— START RAW DATA —

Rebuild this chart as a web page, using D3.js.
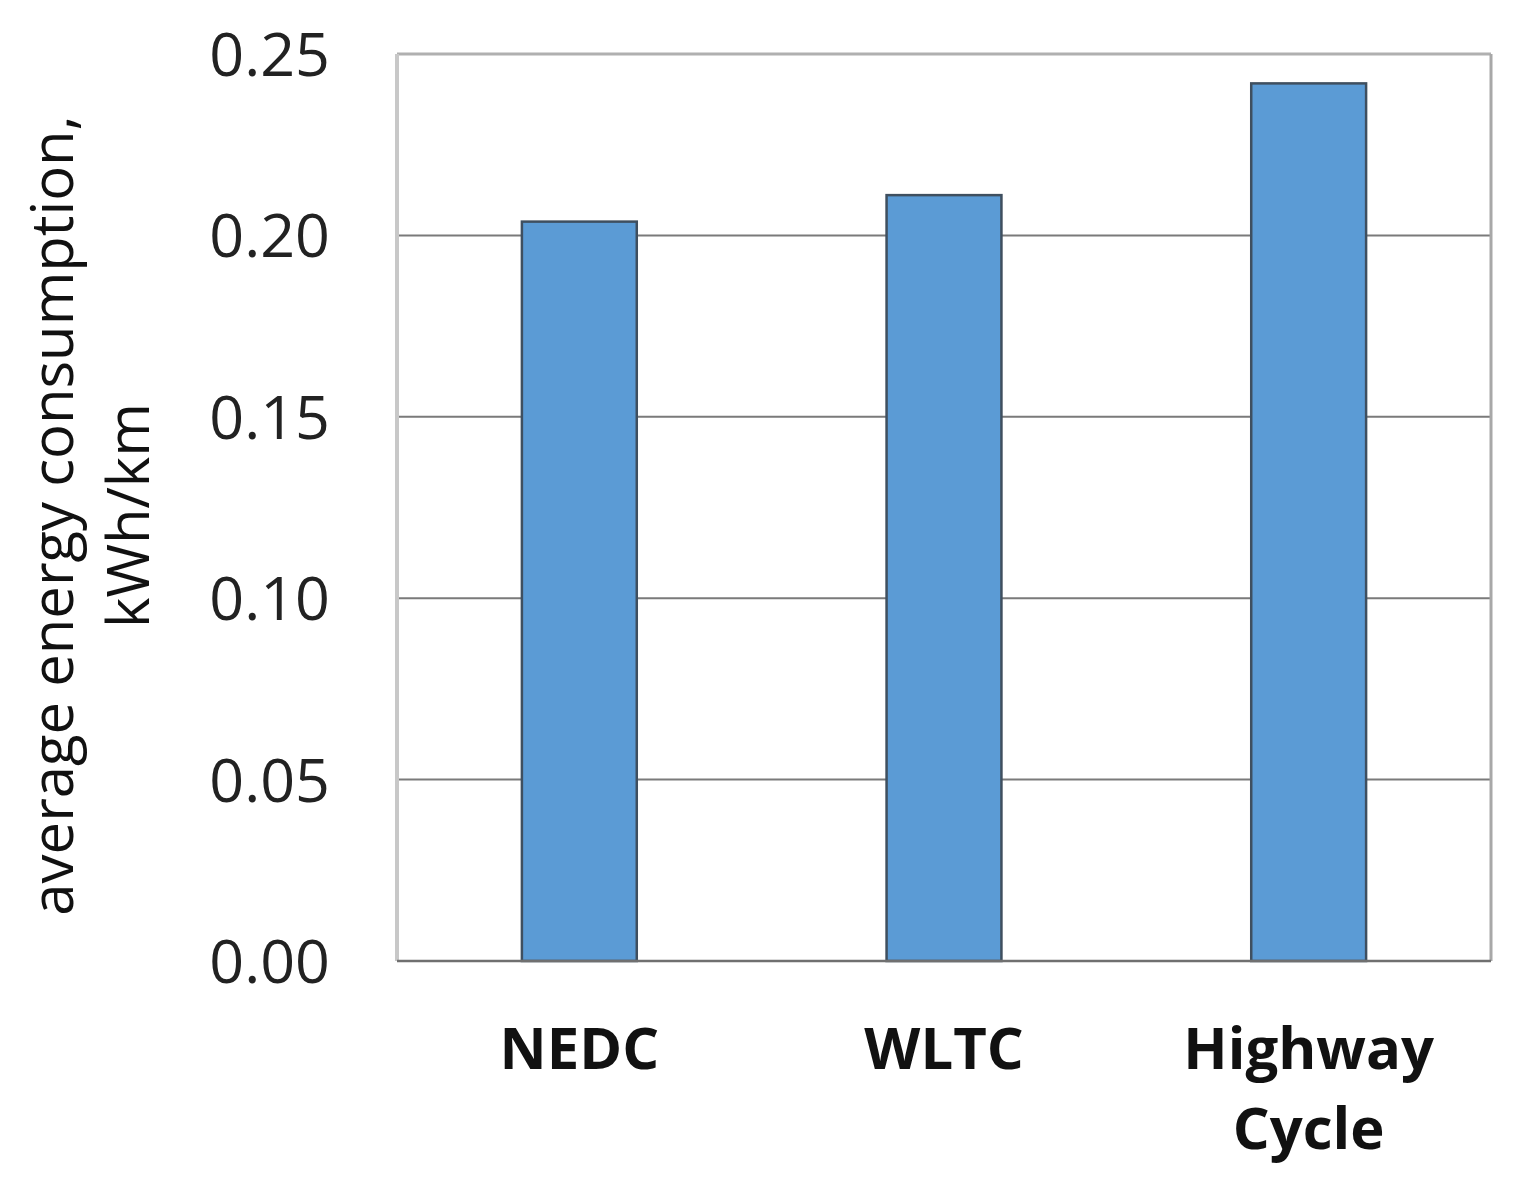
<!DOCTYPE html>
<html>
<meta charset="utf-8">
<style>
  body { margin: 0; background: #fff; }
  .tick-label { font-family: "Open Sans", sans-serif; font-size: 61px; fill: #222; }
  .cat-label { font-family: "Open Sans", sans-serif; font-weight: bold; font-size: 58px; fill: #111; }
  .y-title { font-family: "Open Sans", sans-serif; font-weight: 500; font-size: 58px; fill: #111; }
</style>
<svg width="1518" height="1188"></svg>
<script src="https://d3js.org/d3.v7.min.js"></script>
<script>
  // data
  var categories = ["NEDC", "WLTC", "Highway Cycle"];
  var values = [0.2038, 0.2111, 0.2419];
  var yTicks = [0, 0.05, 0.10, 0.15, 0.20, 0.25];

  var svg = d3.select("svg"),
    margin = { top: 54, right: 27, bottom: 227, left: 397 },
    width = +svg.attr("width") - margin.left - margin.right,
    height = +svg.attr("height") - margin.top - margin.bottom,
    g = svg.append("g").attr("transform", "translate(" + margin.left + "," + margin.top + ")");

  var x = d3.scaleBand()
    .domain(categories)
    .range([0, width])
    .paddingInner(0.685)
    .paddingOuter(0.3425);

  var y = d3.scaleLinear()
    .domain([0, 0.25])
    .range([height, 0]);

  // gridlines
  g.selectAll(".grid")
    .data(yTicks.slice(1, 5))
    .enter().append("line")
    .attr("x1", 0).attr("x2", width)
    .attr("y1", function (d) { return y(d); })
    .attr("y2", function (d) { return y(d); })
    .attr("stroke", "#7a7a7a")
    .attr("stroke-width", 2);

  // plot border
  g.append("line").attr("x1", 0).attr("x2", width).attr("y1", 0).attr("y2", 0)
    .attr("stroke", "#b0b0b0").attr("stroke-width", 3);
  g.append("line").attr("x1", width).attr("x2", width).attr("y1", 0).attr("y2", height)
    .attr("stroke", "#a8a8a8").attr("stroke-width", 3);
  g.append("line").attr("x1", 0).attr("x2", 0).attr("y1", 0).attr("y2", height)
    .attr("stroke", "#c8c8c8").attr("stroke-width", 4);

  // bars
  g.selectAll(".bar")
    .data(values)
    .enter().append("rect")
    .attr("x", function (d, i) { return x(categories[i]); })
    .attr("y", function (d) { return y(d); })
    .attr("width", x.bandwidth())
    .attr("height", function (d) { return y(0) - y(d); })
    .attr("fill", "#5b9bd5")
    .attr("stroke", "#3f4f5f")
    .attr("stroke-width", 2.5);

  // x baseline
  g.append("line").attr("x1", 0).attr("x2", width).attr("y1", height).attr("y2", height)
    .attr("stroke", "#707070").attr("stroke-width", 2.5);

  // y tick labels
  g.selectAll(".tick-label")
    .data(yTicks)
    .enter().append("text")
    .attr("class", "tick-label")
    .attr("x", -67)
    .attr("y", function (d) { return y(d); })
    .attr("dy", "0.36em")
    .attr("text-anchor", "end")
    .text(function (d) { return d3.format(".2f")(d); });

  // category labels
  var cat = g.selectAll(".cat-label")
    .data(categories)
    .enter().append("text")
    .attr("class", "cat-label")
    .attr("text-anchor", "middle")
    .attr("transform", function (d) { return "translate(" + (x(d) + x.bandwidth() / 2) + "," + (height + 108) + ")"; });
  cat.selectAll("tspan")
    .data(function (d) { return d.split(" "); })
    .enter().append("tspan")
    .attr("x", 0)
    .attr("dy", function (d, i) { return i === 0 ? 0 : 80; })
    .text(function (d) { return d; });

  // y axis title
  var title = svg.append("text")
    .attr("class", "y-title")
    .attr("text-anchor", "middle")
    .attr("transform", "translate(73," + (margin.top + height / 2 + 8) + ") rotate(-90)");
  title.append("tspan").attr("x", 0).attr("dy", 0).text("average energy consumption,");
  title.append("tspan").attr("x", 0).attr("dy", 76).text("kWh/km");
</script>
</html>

— END RAW DATA —
— START RAW DATA —

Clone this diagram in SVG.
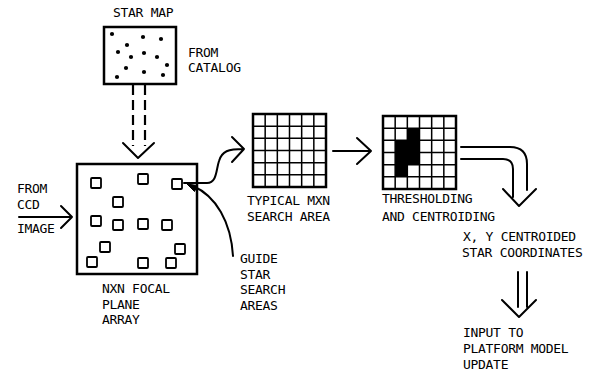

— END RAW DATA —
— START RAW DATA —

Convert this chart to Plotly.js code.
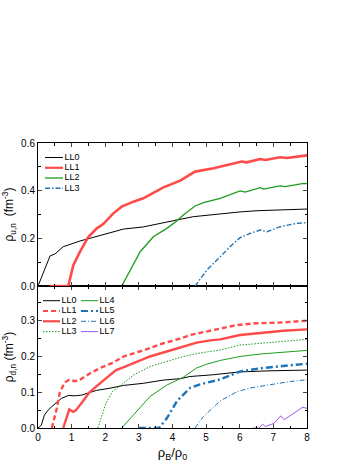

— END RAW DATA —

> _REQUEST_
Pictures are not part of the copy. Write out only the lines from the one containing "Rebuild this chart" through the one containing "var yTicks = [0, 0.05, 0.10, 0.15, 0.20, 0.25];", exactly as they stand, both included.

> _CORRECT RESPONSE_
Rebuild this chart as a web page, using D3.js.
<!DOCTYPE html>
<html>
<meta charset="utf-8">
<style>
  body { margin: 0; background: #fff; }
  .tick-label { font-family: "Open Sans", sans-serif; font-size: 61px; fill: #222; }
  .cat-label { font-family: "Open Sans", sans-serif; font-weight: bold; font-size: 58px; fill: #111; }
  .y-title { font-family: "Open Sans", sans-serif; font-weight: 500; font-size: 58px; fill: #111; }
</style>
<svg width="1518" height="1188"></svg>
<script src="https://d3js.org/d3.v7.min.js"></script>
<script>
  // data
  var categories = ["NEDC", "WLTC", "Highway Cycle"];
  var values = [0.2038, 0.2111, 0.2419];
  var yTicks = [0, 0.05, 0.10, 0.15, 0.20, 0.25];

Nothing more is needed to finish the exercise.